◆ DATA FOR THE TASK:
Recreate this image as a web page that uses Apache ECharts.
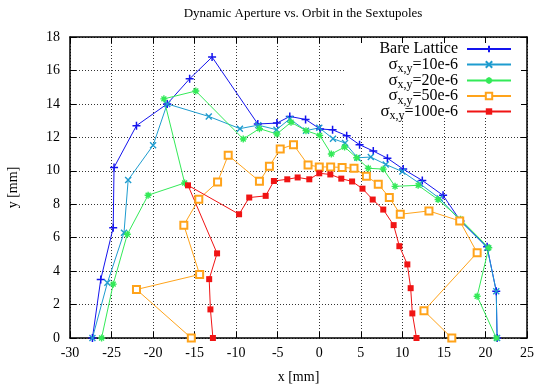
<!DOCTYPE html>
<html>
<head>
<meta charset="utf-8">
<script src="https://cdn.jsdelivr.net/npm/echarts@6/dist/echarts.min.js"></script>
<style>
  html, body { margin: 0; padding: 0; background: #fff; }
  #chart { width: 537px; height: 388px; }
</style>
</head>
<body>
<div id="chart"></div>
<script>
// Dynamic aperture boundaries, [x mm, y mm], traced from negative x round to positive x.
const bareLattice = [
  [-27.3, 0], [-26.3, 3.5], [-24.8, 6.6], [-24.7, 10.2], [-22.0, 12.7], [-18.3, 14.0],
  [-15.6, 15.5], [-12.9, 16.8], [-7.4, 12.8], [-5.1, 12.85], [-3.55, 13.25], [-1.65, 13.07],
  [0.1, 12.5], [1.6, 12.45], [3.3, 12.1], [4.85, 11.56], [6.5, 11.18], [8.2, 10.75],
  [10.1, 10.1], [12.4, 9.42], [14.9, 8.53], [17.0, 7.0], [20.2, 5.45], [21.3, 2.8], [21.4, 0]
];
const sigma10 = [
  [-27.3, 0], [-25.5, 3.3], [-23.5, 6.3], [-23.0, 9.45], [-20.0, 11.52], [-18.3, 14.0],
  [-13.3, 13.25], [-9.55, 12.52], [-7.35, 12.73], [-5.15, 12.46], [-3.55, 13.1], [-1.6, 12.4],
  [0, 12.57], [1.65, 11.92], [3.1, 11.66], [4.6, 10.78], [6.2, 10.82], [8.0, 10.38],
  [10.0, 9.95], [12.1, 9.23], [14.5, 8.34], [17.0, 7.0], [20.2, 5.4], [21.3, 2.8], [21.4, 0]
];
const sigma20 = [
  [-26.2, 0], [-24.8, 3.22], [-23.1, 6.2], [-20.6, 8.54], [-16.2, 9.27], [-18.7, 14.3],
  [-14.86, 14.77], [-9.15, 11.9], [-7.2, 12.52], [-5.1, 12.2], [-3.4, 12.9], [-1.6, 12.4],
  [0.05, 12.12], [1.45, 11.0], [3.05, 11.42], [4.5, 10.78], [5.9, 10.15], [7.7, 10.1],
  [9.12, 9.07], [11.9, 9.13], [14.3, 8.28], [17.0, 7.1], [20.4, 5.4], [19.0, 2.5], [21.3, 0]
];
const sigma50 = [
  [-15.4, 0], [-22.0, 2.9], [-14.4, 3.8], [-16.3, 6.75], [-14.5, 8.3], [-12.24, 9.33],
  [-10.96, 10.93], [-7.2, 9.37], [-6.0, 10.27], [-4.7, 11.3], [-3.1, 11.56], [-1.35, 10.35],
  [0, 10.23], [1.37, 10.23], [2.75, 10.2], [4.18, 10.15], [5.67, 9.67], [7.1, 9.2],
  [8.43, 8.4], [9.75, 7.4], [13.2, 7.6], [16.9, 7.0], [19.0, 5.1], [12.6, 1.63], [15.95, 0]
];
const sigma100 = [
  [-12.8, 0], [-13.1, 1.71], [-13.25, 3.52], [-12.3, 5.06], [-15.8, 9.13], [-9.65, 7.4],
  [-8.43, 8.4], [-6.45, 8.5], [-5.46, 9.39], [-3.85, 9.49], [-2.6, 9.6], [-1.2, 9.49],
  [0, 9.85], [1.33, 9.78], [2.65, 9.53], [3.95, 9.36], [5.2, 8.93], [6.43, 8.28],
  [7.7, 7.68], [8.95, 6.75], [9.64, 5.49], [10.6, 4.4], [11.0, 2.98], [11.2, 1.47], [11.7, 0]
];

const seriesNames = ['Bare Lattice', 'sigma10', 'sigma20', 'sigma50', 'sigma100'];
const sigmaSuffix = { sigma10: '=10e-6', sigma20: '=20e-6', sigma50: '=50e-6', sigma100: '=100e-6' };
const xTicks = { min: -30, max: 25, step: 5 };
const yTicks = { min: 0, max: 18, step: 2 };

const serif = 'Liberation Serif';
const colors = ['#1414ee', '#1e9ccf', '#33ea58', '#ffa31a', '#f01414'];

const SYM_PLUS = 'path://M0,5L10,5M5,0L5,10';
const SYM_CROSS = 'path://M0,0L10,10M10,0L0,10';
const SYM_STAR = 'path://M0,5L10,5M5,0L5,10M1.5,1.5L8.5,8.5M8.5,1.5L1.5,8.5';

const styles = [
  { symbol: SYM_PLUS, size: 8, stroke: 1.5 },
  { symbol: SYM_CROSS, size: 6, stroke: 1.4 },
  { symbol: SYM_STAR, size: 7, stroke: 1.4 },
  { symbol: 'emptyRect', size: 7, stroke: 1.3 },
  { symbol: 'rect', size: 6, stroke: 0 }
];
const datasets = [bareLattice, sigma10, sigma20, sigma50, sigma100];

const series = seriesNames.map((name, i) => ({
  name: name,
  type: 'line',
  data: datasets[i],
  symbol: styles[i].symbol,
  symbolSize: styles[i].size,
  showAllSymbol: true,
  animation: false,
  lineStyle: { color: colors[i], width: 1 },
  itemStyle: {
    color: colors[i],
    borderColor: colors[i],
    borderWidth: styles[i].stroke
  },
  emphasis: { disabled: true }
}));

// One legend block per row, all anchored to the same right edge so the samples line up.
const legendRowTop = [41, 56, 72, 87.5, 103];
const legends = seriesNames.map((name, i) => ({
  data: [name],
  right: 25,
  top: legendRowTop[i],
  padding: 0,
  orient: 'vertical',
  align: 'right',
  itemWidth: 44,
  itemHeight: 8,
  selectedMode: false,
  textStyle: {
    fontFamily: serif,
    fontSize: 16,
    color: '#000',
    padding: [0, 4, 0, 0],
    rich: {
      s: { fontFamily: serif, fontSize: 17, color: '#000' },
      sub: { fontFamily: serif, fontSize: 12, color: '#000', padding: [9, 0, 0, 0] },
      n: { fontFamily: serif, fontSize: 16, color: '#000' }
    }
  },
  formatter: function (n) {
    if (n === 'Bare Lattice') return n;
    return '{s|σ}{sub|x,y}{n|' + sigmaSuffix[n] + '}';
  }
}));

const gridLine = { show: true, lineStyle: { color: '#333', width: 1, type: [1, 2] } };
const frameLine = { show: true, onZero: false, lineStyle: { color: '#000', width: 1.5 } };
const innerTick = { show: true, inside: true, length: 6, lineStyle: { color: '#000', width: 1 } };

const option = {
  animation: false,
  title: {
    text: 'Dynamic Aperture vs. Orbit in the Sextupoles',
    left: 298,
    top: 2,
    textAlign: 'center',
    textStyle: { fontFamily: serif, fontSize: 13, fontWeight: 'normal', color: '#000' }
  },
  grid: { left: 70, right: 10, top: 37, bottom: 50, containLabel: false, outerBoundsMode: 'none' },
  xAxis: [
    {
      type: 'value', min: xTicks.min, max: xTicks.max, interval: xTicks.step,
      name: 'x [mm]', nameLocation: 'middle', nameGap: 32,
      nameTextStyle: { fontFamily: serif, fontSize: 14, color: '#000' },
      axisLine: frameLine, axisTick: innerTick,
      axisLabel: { fontFamily: serif, fontSize: 14, color: '#000', margin: 8 },
      splitLine: gridLine
    },
    {
      type: 'value', position: 'top', min: xTicks.min, max: xTicks.max, interval: xTicks.step,
      axisLine: frameLine, axisTick: innerTick, axisLabel: { show: false }, splitLine: { show: false }
    }
  ],
  yAxis: [
    {
      type: 'value', min: yTicks.min, max: yTicks.max, interval: yTicks.step,
      name: 'y [mm]', nameLocation: 'middle', nameGap: 50, nameRotate: 90,
      nameTextStyle: { fontFamily: serif, fontSize: 14, color: '#000' },
      axisLine: frameLine, axisTick: innerTick,
      axisLabel: { fontFamily: serif, fontSize: 14, color: '#000', margin: 10 },
      splitLine: gridLine
    },
    {
      type: 'value', position: 'right', min: yTicks.min, max: yTicks.max, interval: yTicks.step,
      axisLine: frameLine, axisTick: innerTick, axisLabel: { show: false }, splitLine: { show: false }
    }
  ],
  legend: legends,
  // Opaque key box: hides the grid behind the legend.
  graphic: [{
    type: 'rect', z: 1, silent: true,
    shape: { x: 345, y: 43, width: 176, height: 73 },
    style: { fill: '#fff' }
  }],
  series: series
};

const chart = echarts.init(document.getElementById('chart'), null, { renderer: 'canvas' });
chart.setOption(option);
</script>
</body>
</html>
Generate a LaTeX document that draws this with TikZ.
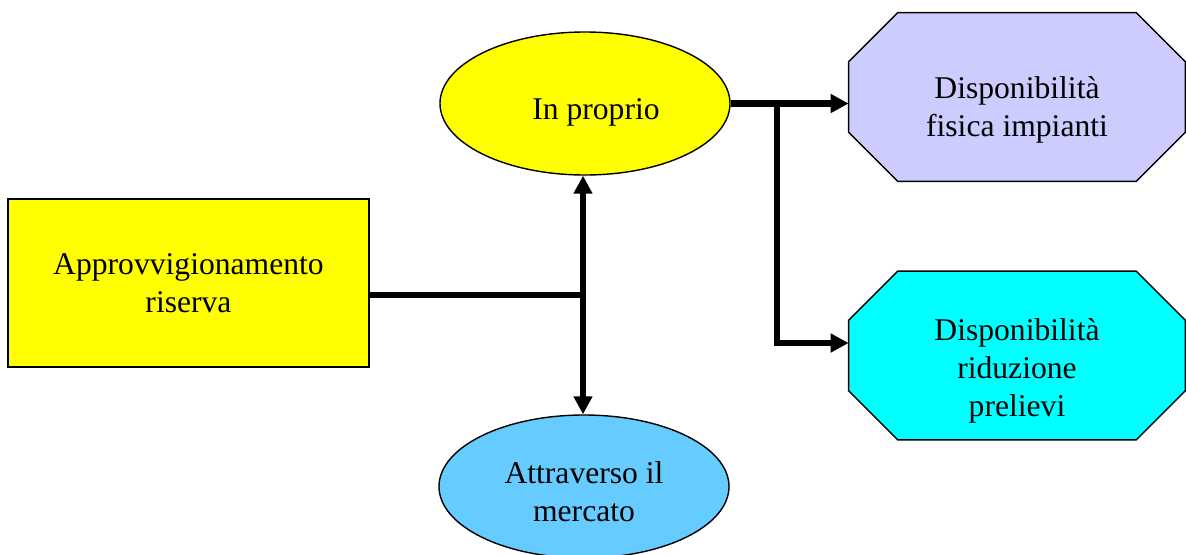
\documentclass[tikz,border=0pt]{standalone}
\usepackage{fontspec}
\setmainfont{Liberation Serif}
\usetikzlibrary{arrows.meta,shapes.geometric,positioning}
\definecolor{boxYellow}{HTML}{FFFF00}
\definecolor{lilac}{HTML}{CCCCFF}
\definecolor{skyBlue}{HTML}{66CCFF}
\definecolor{aqua}{HTML}{00FFFF}
\tikzstyle{txt}=[inner sep=0pt, align=center, font=\fontsize{18}{21.6}\selectfont]
\tikzstyle{base}=[draw, line width=0.8pt, txt]
\tikzstyle{rectBox}=[base, rectangle, minimum width=7.22cm, minimum height=3.36cm]
\tikzstyle{ovalNode}=[base, ellipse, minimum width=5.8cm, minimum height=2.86cm]
\tikzstyle{octBox}=[rectangle, inner sep=0pt, minimum width=6.72cm, minimum height=3.36cm]
\tikzstyle{octLine}=[line width=0.8pt]
\tikzstyle{thickLine}=[line width=3.7pt]
\tikzstyle{thickArrow}=[thickLine, -{Triangle[length=3.6mm,width=3.6mm]}]
% octagon drawn round a named octBox node: #1 node, #2 fill
\newcommand{\octOutline}[2]{%
  \filldraw[octLine, fill=#2] ([xshift=0.98cm]#1.north west) -- ([xshift=-0.98cm]#1.north east)
    -- ([yshift=-0.98cm]#1.north east) -- ([yshift=0.98cm]#1.south east)
    -- ([xshift=-0.98cm]#1.south east) -- ([xshift=0.98cm]#1.south west)
    -- ([yshift=0.98cm]#1.south west) -- ([yshift=-0.98cm]#1.north west) -- cycle;}

\begin{document}
\begin{tikzpicture}
    \useasboundingbox (0,0) rectangle (23.72,-11.08);
    \clip (0,0) rectangle (23.72,-11.08);

    % shapes
    \node[rectBox, fill=boxYellow] (appr) at (3.77, -5.66) {Approvvigionamento\\riserva};
    \node[ovalNode, fill=boxYellow] (inpr) at (11.70, -2.07) {};
    \node[txt] (inpr-t) at ([xshift=0.22cm, yshift=-0.18cm]inpr.center) {In proprio};
    \node[ovalNode, fill=skyBlue] (merc) at (11.68, -9.73) {};
    \node[txt] (merc-t) at ([yshift=-0.11cm]merc.center) {Attraverso il\\mercato};
    \node[octBox] (fis) at (20.34, -1.94) {};
    \octOutline{fis}{lilac}
    \node[txt] (fis-t) at ([yshift=-0.25cm]fis.center) {Disponibilità\\fisica impianti};
    \node[octBox] (rid) at (20.34, -7.11) {};
    \octOutline{rid}{aqua}
    \node[txt] (rid-t) at ([yshift=-0.3cm]rid.center) {Disponibilità\\riduzione\\prelievi};

    % branch points
    \coordinate (junc) at (11.66, -5.90);
    \coordinate (split) at (15.54, -2.07);

    % left fork
    \draw[thickLine] (appr.east |- junc) -- (junc);
    \draw[thickArrow] (junc) -- (junc |- inpr.south);
    \draw[thickArrow] (junc) -- (junc |- merc.north);

    % right fork
    \draw[thickArrow] (inpr.east) -- (inpr.east -| fis.west);
    \draw[thickArrow] (split) |- ([yshift=0.25cm]rid.west);
\end{tikzpicture}
\end{document}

◆ DESCRIPTION OF THE TASK: Take every line above carrying "this" and return it.

◆ EXPECTED ANSWER:
Recreate this image as a web page that uses Apache ECharts.
Generate a LaTeX document that draws this with TikZ.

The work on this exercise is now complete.